On Instagram last month, reality television personality Tarek El Moussa posted a video of himself strolling a street in North Hollywood to tell his 1.3 million followers about his new big plans.
El Moussa co-hosts a real estate show on HGTV called "The Flipping El Moussas" with his wife, Heather, who is also a cast member on Netflix’s "Selling Sunset." El Moussa shared that he had just finished walking the nearby property where the couple is developing a “super cool, super modern” 138-unit apartment complex with a rooftop pool.
“We got so lucky to find this land,” El Moussa said. “Because finding land like this in North Hollywood, it's literally impossible.”
El Moussa left out of the video why a lot like this was available in the first place. Just a week before, the current property owner was convicted in federal court of hiring someone to set fire to vacant units on the site, an arson that tenants say was part of a years-long illegal harassment campaign to force them to leave.
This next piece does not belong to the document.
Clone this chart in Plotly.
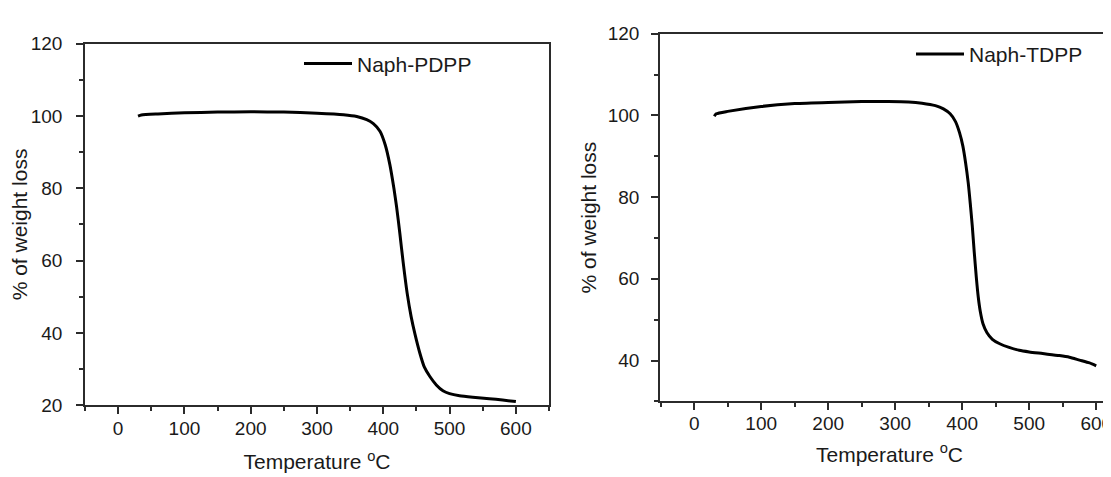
import plotly.graph_objects as go

# ---- data ----
temp_pdpp = [30, 35, 60, 100, 150, 200, 250, 300, 340, 360, 375, 385, 395, 403, 410,
             416, 420, 425, 430, 436, 442, 448, 455, 462, 470, 480, 490, 500, 515,
             535, 560, 580, 600]
wt_pdpp = [100.0, 100.3, 100.6, 100.9, 101.1, 101.2, 101.1, 100.8, 100.4, 99.9, 99.0,
           97.9, 95.8, 92.0, 86.5, 80.0, 75.0, 67.5, 59.5, 51.0, 44.5, 39.5, 34.5,
           30.5, 28.0, 25.6, 24.0, 23.2, 22.6, 22.2, 21.8, 21.4, 21.0]

temp_tdpp = [30, 33, 50, 100, 150, 200, 250, 290, 320, 340, 360, 372, 382, 390, 396,
             401, 405, 409, 412, 415, 418, 421, 424, 427, 431, 437, 445, 456, 470,
             485, 500, 520, 545, 560, 575, 590, 600]
wt_tdpp = [99.8, 100.4, 101.0, 102.2, 102.9, 103.2, 103.4, 103.4, 103.3, 103.0, 102.4,
           101.6, 100.4, 98.5, 95.8, 92.5, 88.5, 83.5, 78.5, 73.0, 66.5, 60.5, 55.5,
           52.0, 49.0, 46.8, 45.2, 44.1, 43.2, 42.5, 42.1, 41.7, 41.2, 40.8, 40.1,
           39.4, 38.7]

series_names = ["Naph-PDPP", "Naph-TDPP"]
x_title = "Temperature <sup>o</sup>C"
y_title = "% of weight loss"

W, H = 1111, 477
FONT = "Liberation Sans, Arial, Helvetica, sans-serif"
AX = "#2b2b2b"
TXT = "#1a1a1a"


def px_x(p):
    return p / W


def px_y(p):
    return 1 - p / H


def axis(**kw):
    base = dict(
        showline=True, linecolor=AX, linewidth=1.6,
        ticks="outside", ticklen=7, tickwidth=1.5, tickcolor=AX,
        showgrid=False, zeroline=False,
        tickfont=dict(family=FONT, size=19, color=TXT),
        title_font=dict(family=FONT, size=21, color=TXT),
    )
    base.update(kw)
    return base


fig = go.Figure()
fig.add_trace(go.Scatter(
    x=temp_pdpp, y=wt_pdpp, mode="lines", name=series_names[0], showlegend=True,
    line=dict(color="black", width=3, shape="spline", smoothing=0.6),
    xaxis="x", yaxis="y", legend="legend"))
fig.add_trace(go.Scatter(
    x=temp_tdpp, y=wt_tdpp, mode="lines", name=series_names[1], showlegend=True,
    line=dict(color="black", width=3, shape="spline", smoothing=0.6),
    xaxis="x2", yaxis="y2", legend="legend2"))

fig.update_layout(
    width=W, height=H,
    showlegend=True,
    margin=dict(l=0, r=0, t=0, b=0),
    paper_bgcolor="white", plot_bgcolor="white",
    font=dict(family=FONT, color=TXT),
    xaxis=axis(domain=[px_x(77), px_x(541)], range=[-50, 650], dtick=100, tick0=0,
               mirror=True, anchor="y", ticklabelstandoff=-2,
               minor=dict(ticks="outside", ticklen=4, tickwidth=1.5, tickcolor=AX, dtick=50, tick0=0),
               title=dict(text=x_title, standoff=17)),
    yaxis=axis(domain=[px_y(405), px_y(27)], range=[20, 120], dtick=20, tick0=0,
               mirror=True, anchor="x", ticklabelstandoff=10,
               minor=dict(ticks="outside", ticklen=4, tickwidth=1.5, tickcolor=AX, dtick=10, tick0=0),
               title=dict(text=y_title, standoff=3)),
    xaxis2=axis(domain=[px_x(652), 1.0], range=[-51, 634], dtick=100, tick0=0,
                mirror=True, anchor="y2", ticklabelstandoff=-3,
                minor=dict(ticks="outside", ticklen=4, tickwidth=1.5, tickcolor=AX, dtick=50, tick0=0),
                title=dict(text=x_title, standoff=14)),
    yaxis2=axis(domain=[px_y(401), px_y(16.5)], range=[30, 120], dtick=20, tick0=0,
                mirror=False, anchor="x2", ticklabelstandoff=8,
                minor=dict(ticks="outside", ticklen=4, tickwidth=1.5, tickcolor=AX, dtick=10, tick0=0),
                title=dict(text=y_title, standoff=5)),
    legend=dict(x=px_x(291), y=px_y(48), xanchor="left", yanchor="middle",
                bgcolor="rgba(0,0,0,0)", itemwidth=48, visible=True,
                font=dict(family=FONT, size=21, color=TXT)),
    legend2=dict(x=px_x(903), y=px_y(38), xanchor="left", yanchor="middle",
                 bgcolor="rgba(0,0,0,0)", itemwidth=48, visible=True,
                 font=dict(family=FONT, size=21, color=TXT)),
)

fig.write_html("out.html")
Now the El Moussas are evicting the five remaining tenants, who all are in rent-controlled units. The residents worry about their future in L.A.'s sky-high rental market and believe they should be compensated for the turmoil they've gone through.
"It's been my home for 40 years," said Cathy Livas, 77, who pays $824 a month to live in a dingbat unit with her 56-year-old son with special needs. "Why would I want to live anywhere else? Do you know the price of rents?"
Livas and other tenants said they'd be willing to negotiate a buyout but believe it should be far in excess of the up to $25,000 required under the law given that their outgoing landlord, Arthur Aslanian, tried to burn them out of their homes and otherwise illegally force them to go.
In a presentation to investors, the El Moussas project that after five years they'll be able to sell the apartment complex for $26 million more than what it costs to acquire the property and build the development.
"Pay us to leave," said Clare Letmon, 32, who lives in a bungalow with her husband, Jonpaul Rodriguez, 35. "But pay us an amount of money that’s dignified and recognizes the profit they’re set to make off of everything that was done to us."
Neither Tarek nor Heather El Moussa could be reached for comment. In an emailed statement, Eda Kalkay, the El Moussas' public relations representative, said that the El Moussas recognize the property owner is involved in "several serious legal matters" but that the couple and other development partners will have no affiliation with them once the sale of the property is finished.
"The goal is to work closely and respectfully with the current tenants by providing proper move-out compensation and constructing a safe and pristine new apartment complex that will also include 14 low-income units," the statement said.
The property, made up of multiple lots, currently houses 10 bungalows, five dingbat apartments, a single-family home and 6-foot-tall weeds growing next to the burned-out structures.
The horrors of living there began years ago when tenants said Aslanian started ripping out the walls of their units, exposing them to asbestos, mold and vermin and retaliated against them when they complained or pushed for repairs.
In February 2022, Aslanian promised to pay someone $2,000 to set fire to the property, federal prosecutors said. Using a borrowed gas canister and a hotplate, only the outside of a building was scorched. The next month, a second fire, prosecutors said, was started by another co-conspirator, burning two of the vacant bungalow units.
Prosecutors said Aslanian's arson campaign was designed to force the tenants out, and most of the residents have left the property. Aslanian secured approval for the new 138-unit project within months of the fires.
"Those permits exist because of everything Arthur did," Letmon said. "The building was almost vacant because of everything Arthur did."